WHAT YOU NEED TO DO
Retype only what runs from the beginning of the data through the line with "Chart.register(...registerables);"; please omit the pictures and keep every line exact.

— BEGIN MATERIALS PROVIDED —

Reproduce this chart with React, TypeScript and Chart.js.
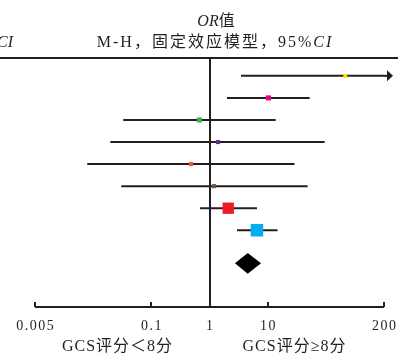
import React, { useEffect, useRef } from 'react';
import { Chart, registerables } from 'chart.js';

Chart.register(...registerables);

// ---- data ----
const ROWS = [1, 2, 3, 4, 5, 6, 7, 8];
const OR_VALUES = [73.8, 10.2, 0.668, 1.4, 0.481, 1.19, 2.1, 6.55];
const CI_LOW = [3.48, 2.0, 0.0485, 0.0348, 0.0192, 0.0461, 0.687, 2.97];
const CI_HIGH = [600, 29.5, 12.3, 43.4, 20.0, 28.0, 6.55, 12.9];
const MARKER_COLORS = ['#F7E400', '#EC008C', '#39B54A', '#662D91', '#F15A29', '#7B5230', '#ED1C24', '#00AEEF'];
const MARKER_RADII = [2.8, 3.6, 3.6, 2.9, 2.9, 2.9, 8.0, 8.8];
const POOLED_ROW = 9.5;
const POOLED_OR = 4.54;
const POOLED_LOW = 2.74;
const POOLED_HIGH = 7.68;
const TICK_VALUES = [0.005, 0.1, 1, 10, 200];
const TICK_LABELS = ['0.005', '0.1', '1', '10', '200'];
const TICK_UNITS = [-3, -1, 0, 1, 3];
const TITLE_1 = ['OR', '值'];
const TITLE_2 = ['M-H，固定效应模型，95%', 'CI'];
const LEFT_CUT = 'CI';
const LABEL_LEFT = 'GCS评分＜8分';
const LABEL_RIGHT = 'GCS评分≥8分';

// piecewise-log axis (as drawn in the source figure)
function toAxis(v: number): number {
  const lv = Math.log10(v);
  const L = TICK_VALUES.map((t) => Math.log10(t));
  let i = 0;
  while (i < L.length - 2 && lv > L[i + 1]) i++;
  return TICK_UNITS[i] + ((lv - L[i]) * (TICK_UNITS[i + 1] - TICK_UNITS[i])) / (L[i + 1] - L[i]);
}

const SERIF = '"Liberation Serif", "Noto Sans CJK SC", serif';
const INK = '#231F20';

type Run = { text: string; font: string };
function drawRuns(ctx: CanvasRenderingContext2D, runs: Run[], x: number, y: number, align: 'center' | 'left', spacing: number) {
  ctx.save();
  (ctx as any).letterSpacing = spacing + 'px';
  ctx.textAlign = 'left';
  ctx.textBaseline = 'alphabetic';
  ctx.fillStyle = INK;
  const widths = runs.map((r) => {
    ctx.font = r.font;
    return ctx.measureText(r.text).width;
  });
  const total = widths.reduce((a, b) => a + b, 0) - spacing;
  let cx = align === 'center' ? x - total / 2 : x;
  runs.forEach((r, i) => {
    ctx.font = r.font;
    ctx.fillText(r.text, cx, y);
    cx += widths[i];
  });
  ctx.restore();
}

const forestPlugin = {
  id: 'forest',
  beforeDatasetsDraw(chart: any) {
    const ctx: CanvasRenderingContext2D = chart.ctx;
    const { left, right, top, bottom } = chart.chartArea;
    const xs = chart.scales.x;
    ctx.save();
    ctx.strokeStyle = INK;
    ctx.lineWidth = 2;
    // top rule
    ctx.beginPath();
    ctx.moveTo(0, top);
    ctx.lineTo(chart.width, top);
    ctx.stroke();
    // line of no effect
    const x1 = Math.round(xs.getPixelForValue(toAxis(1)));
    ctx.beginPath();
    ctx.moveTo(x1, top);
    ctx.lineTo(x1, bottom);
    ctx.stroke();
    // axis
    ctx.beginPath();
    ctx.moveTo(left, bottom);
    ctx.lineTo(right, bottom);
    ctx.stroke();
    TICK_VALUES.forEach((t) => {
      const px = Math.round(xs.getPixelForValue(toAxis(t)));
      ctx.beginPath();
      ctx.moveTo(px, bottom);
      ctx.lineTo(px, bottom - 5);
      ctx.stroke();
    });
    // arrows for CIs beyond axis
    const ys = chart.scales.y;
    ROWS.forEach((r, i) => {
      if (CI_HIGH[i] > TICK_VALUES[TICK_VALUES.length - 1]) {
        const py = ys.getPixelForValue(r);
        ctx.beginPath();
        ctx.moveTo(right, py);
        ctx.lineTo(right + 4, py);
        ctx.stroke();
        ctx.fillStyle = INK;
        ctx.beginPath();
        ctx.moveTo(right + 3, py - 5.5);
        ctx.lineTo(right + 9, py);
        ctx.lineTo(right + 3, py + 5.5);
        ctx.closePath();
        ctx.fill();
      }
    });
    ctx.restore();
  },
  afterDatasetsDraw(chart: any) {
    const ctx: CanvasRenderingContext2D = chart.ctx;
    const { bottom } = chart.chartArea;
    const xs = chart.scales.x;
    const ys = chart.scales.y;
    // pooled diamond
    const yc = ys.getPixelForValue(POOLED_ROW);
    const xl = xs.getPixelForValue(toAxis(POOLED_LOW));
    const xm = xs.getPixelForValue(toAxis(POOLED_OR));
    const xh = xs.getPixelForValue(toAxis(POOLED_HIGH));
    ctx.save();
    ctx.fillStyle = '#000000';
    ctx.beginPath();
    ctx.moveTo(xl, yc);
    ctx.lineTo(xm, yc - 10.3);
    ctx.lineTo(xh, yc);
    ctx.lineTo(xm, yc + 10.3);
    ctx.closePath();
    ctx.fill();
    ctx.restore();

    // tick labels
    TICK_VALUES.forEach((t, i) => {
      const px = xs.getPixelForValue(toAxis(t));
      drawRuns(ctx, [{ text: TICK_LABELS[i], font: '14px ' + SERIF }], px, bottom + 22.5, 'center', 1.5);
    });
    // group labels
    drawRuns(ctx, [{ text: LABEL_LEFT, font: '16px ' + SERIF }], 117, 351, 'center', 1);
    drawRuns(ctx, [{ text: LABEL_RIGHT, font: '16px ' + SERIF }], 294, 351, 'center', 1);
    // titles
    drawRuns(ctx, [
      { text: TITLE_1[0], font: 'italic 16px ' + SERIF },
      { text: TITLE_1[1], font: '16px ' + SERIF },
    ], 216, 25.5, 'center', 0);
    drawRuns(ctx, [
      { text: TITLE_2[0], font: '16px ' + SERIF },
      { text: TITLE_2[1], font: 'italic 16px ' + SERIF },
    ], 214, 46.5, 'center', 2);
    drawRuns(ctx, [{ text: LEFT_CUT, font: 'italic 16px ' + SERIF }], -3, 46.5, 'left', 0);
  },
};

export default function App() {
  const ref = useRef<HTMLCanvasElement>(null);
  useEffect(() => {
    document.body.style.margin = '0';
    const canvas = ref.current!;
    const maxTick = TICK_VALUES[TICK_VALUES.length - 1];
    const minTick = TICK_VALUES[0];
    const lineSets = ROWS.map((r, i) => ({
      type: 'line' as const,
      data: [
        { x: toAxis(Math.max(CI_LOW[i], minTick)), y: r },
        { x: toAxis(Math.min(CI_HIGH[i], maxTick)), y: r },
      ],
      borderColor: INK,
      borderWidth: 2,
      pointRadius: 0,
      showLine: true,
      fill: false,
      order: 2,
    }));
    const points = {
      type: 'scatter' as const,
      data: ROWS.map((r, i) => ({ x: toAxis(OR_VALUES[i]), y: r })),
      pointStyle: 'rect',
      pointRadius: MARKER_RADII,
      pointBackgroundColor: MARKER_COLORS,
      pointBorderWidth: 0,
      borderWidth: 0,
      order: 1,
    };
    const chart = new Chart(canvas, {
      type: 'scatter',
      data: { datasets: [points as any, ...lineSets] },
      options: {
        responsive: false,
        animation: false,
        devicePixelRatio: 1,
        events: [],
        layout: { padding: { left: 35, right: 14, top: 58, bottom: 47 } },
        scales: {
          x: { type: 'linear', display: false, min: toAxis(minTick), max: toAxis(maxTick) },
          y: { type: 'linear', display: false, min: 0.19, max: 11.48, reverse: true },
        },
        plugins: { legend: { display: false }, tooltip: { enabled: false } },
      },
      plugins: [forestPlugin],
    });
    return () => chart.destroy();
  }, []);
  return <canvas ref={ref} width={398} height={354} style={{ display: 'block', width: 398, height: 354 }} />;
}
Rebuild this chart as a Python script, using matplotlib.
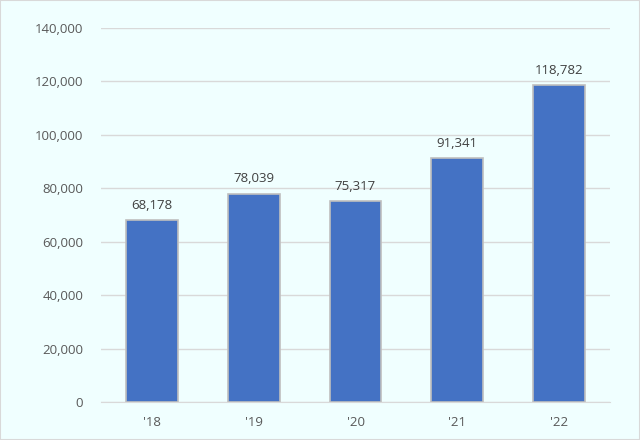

— END MATERIALS PROVIDED —

RESULT
Reproduce this chart with React, TypeScript and Chart.js.
import React, { useEffect, useRef } from 'react';
import { Chart, registerables } from 'chart.js';

Chart.register(...registerables);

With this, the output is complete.